### WRITTEN INSTRUCTION:
Return only the lines from the top of the material through the line marked by "46, bottom: 85", unaltered.

### AVAILABLE DATA:
★ ★ ★

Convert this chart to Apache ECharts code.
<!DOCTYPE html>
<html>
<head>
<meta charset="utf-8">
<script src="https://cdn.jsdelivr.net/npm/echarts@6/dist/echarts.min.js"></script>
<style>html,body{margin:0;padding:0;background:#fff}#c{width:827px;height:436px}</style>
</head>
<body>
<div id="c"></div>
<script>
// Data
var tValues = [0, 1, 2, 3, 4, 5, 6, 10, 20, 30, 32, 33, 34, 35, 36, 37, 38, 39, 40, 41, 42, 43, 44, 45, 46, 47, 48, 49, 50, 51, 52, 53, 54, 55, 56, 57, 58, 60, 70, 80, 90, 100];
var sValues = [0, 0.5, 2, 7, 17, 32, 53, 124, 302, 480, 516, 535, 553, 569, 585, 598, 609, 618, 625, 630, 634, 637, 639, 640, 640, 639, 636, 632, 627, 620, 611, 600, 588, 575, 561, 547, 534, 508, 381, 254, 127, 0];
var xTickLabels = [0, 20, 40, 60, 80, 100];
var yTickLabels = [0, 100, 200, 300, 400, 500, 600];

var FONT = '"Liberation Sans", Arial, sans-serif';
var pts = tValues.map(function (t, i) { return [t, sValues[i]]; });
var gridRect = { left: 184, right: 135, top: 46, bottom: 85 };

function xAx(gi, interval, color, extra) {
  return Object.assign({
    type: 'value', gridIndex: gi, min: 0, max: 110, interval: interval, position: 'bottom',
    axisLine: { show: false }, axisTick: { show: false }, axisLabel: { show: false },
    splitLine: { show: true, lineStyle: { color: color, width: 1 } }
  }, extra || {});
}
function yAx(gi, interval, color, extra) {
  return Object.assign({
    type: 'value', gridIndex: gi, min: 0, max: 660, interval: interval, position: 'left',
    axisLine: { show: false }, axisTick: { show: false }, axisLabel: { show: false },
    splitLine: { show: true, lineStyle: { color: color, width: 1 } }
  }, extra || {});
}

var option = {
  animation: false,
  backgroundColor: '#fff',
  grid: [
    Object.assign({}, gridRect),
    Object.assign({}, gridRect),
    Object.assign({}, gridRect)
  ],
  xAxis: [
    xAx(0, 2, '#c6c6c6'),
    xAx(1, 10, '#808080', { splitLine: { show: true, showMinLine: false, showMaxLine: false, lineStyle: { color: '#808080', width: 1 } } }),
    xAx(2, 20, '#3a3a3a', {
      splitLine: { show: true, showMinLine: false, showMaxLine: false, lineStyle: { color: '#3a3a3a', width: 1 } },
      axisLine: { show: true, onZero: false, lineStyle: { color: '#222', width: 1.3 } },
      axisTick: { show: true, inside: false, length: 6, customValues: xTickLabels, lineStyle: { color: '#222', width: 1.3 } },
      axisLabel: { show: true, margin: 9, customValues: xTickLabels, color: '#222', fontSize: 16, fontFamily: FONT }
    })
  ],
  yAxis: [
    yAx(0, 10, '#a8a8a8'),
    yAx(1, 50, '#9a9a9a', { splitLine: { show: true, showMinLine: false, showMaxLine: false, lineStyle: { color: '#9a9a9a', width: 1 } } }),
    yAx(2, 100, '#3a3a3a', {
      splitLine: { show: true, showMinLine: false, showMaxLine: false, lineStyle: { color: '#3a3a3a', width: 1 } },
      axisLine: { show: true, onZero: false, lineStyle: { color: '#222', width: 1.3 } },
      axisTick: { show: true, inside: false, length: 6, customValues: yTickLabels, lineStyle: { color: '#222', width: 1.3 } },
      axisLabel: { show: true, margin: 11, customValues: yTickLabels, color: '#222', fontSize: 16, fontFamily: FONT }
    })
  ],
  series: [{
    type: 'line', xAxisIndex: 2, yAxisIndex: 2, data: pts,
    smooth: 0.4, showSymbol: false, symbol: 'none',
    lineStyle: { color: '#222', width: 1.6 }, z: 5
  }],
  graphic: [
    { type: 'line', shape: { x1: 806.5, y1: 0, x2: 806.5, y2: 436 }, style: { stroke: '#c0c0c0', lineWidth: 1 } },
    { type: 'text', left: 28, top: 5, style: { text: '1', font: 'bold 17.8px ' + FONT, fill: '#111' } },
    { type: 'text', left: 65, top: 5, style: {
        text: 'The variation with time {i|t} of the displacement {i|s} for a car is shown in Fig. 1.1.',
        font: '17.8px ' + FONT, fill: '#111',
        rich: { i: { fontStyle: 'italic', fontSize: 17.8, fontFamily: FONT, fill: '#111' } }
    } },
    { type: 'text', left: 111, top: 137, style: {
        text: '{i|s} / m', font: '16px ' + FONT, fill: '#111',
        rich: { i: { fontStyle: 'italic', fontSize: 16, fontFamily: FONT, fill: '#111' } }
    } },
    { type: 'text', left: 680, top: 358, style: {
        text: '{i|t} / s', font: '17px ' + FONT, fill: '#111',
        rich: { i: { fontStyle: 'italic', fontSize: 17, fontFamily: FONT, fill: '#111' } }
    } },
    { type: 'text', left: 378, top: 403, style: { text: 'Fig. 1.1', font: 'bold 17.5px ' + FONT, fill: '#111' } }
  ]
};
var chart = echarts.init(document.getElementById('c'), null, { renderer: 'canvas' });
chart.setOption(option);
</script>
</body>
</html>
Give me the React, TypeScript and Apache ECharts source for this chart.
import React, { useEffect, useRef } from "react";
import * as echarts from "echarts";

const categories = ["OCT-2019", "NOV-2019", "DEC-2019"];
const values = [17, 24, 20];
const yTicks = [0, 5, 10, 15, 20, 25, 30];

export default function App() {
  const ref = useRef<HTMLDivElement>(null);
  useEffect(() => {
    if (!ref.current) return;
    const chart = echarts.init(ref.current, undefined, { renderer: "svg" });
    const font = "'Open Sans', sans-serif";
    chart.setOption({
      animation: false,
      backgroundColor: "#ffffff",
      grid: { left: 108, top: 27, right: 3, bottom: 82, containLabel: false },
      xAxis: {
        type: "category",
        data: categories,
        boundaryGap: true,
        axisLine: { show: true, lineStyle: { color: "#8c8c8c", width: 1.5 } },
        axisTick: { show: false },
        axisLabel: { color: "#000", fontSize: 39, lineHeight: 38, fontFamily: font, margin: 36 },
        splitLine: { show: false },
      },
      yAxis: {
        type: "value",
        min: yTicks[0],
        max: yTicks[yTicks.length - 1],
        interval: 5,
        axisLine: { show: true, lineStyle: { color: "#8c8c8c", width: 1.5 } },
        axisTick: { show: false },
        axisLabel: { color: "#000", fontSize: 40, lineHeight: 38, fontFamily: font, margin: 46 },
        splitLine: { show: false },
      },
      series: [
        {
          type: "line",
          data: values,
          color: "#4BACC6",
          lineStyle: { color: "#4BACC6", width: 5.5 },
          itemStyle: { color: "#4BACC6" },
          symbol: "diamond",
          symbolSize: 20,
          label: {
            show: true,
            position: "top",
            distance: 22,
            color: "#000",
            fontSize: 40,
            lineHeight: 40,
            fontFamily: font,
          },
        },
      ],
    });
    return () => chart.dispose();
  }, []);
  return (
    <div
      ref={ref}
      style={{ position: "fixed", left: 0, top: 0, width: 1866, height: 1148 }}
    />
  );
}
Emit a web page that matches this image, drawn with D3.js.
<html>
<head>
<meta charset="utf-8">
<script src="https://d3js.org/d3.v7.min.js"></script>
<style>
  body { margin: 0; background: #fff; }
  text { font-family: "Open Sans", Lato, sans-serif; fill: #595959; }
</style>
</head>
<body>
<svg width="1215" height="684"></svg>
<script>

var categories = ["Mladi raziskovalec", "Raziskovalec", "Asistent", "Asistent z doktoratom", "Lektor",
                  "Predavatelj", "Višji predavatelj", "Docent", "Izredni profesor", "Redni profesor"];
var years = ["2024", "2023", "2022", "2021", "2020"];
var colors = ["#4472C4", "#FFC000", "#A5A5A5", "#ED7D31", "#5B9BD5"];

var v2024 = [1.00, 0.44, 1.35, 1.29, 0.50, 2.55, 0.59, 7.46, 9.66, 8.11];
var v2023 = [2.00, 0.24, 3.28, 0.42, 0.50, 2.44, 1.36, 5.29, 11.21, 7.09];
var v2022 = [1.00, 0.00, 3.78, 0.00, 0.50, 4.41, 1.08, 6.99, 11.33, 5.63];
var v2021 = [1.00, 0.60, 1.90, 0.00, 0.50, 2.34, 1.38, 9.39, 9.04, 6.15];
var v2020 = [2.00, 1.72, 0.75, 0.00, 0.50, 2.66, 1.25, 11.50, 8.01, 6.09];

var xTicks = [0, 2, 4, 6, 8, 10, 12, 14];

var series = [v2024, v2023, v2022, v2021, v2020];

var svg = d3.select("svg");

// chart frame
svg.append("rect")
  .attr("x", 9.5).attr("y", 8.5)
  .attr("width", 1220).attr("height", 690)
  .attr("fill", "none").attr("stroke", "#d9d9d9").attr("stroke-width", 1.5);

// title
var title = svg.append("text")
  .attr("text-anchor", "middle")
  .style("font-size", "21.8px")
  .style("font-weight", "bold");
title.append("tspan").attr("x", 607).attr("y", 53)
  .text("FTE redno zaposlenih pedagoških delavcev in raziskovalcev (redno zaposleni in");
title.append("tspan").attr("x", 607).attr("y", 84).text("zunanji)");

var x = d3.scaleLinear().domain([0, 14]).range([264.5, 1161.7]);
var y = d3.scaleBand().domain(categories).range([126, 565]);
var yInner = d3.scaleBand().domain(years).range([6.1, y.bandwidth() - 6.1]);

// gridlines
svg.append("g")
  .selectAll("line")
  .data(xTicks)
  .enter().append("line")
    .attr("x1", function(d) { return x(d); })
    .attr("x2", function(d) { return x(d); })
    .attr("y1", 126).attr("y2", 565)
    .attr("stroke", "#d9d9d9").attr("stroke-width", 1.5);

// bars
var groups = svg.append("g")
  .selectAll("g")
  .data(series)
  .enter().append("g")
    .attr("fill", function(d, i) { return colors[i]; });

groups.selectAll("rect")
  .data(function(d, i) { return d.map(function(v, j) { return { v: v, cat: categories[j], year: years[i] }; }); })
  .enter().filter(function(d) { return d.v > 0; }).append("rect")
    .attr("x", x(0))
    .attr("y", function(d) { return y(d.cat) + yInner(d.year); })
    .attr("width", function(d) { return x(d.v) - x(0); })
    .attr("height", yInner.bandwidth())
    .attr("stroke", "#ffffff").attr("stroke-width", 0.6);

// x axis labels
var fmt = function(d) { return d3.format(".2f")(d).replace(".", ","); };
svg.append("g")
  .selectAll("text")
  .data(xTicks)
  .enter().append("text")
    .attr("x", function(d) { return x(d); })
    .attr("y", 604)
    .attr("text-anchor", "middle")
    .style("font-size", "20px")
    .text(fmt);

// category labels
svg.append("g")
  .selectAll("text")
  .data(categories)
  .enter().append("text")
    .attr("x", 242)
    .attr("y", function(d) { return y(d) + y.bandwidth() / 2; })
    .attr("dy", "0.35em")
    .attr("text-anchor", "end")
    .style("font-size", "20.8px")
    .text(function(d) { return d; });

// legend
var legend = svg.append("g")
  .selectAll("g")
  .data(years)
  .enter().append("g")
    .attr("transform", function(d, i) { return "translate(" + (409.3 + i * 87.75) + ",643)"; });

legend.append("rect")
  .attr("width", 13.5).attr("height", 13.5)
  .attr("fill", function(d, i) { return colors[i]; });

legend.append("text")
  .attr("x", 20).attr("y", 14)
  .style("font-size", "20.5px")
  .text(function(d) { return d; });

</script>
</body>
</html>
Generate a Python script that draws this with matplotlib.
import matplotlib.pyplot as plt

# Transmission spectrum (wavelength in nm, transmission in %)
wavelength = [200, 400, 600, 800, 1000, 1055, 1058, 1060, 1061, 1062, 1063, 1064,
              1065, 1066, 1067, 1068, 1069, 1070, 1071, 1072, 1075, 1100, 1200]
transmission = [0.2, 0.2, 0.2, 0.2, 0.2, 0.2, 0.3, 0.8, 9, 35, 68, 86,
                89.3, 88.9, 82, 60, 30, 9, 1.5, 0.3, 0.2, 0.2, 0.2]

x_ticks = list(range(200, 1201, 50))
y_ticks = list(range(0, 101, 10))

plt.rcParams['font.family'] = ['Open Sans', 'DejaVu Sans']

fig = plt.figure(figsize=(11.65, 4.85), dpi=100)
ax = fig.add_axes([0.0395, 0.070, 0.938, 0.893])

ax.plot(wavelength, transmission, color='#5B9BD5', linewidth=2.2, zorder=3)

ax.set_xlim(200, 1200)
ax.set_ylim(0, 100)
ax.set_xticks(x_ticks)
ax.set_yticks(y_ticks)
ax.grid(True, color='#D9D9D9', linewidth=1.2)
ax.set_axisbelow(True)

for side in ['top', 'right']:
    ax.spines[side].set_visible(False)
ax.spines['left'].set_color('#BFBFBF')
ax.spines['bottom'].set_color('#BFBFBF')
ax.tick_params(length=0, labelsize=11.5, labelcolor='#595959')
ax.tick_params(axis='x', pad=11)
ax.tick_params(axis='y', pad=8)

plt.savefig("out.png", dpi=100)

★ ★ ★

### TASK SOLUTION:
Convert this chart to Apache ECharts code.
<!DOCTYPE html>
<html>
<head>
<meta charset="utf-8">
<script src="https://cdn.jsdelivr.net/npm/echarts@6/dist/echarts.min.js"></script>
<style>html,body{margin:0;padding:0;background:#fff}#c{width:827px;height:436px}</style>
</head>
<body>
<div id="c"></div>
<script>
// Data
var tValues = [0, 1, 2, 3, 4, 5, 6, 10, 20, 30, 32, 33, 34, 35, 36, 37, 38, 39, 40, 41, 42, 43, 44, 45, 46, 47, 48, 49, 50, 51, 52, 53, 54, 55, 56, 57, 58, 60, 70, 80, 90, 100];
var sValues = [0, 0.5, 2, 7, 17, 32, 53, 124, 302, 480, 516, 535, 553, 569, 585, 598, 609, 618, 625, 630, 634, 637, 639, 640, 640, 639, 636, 632, 627, 620, 611, 600, 588, 575, 561, 547, 534, 508, 381, 254, 127, 0];
var xTickLabels = [0, 20, 40, 60, 80, 100];
var yTickLabels = [0, 100, 200, 300, 400, 500, 600];

var FONT = '"Liberation Sans", Arial, sans-serif';
var pts = tValues.map(function (t, i) { return [t, sValues[i]]; });
var gridRect = { left: 184, right: 135, top: 46, bottom: 85 };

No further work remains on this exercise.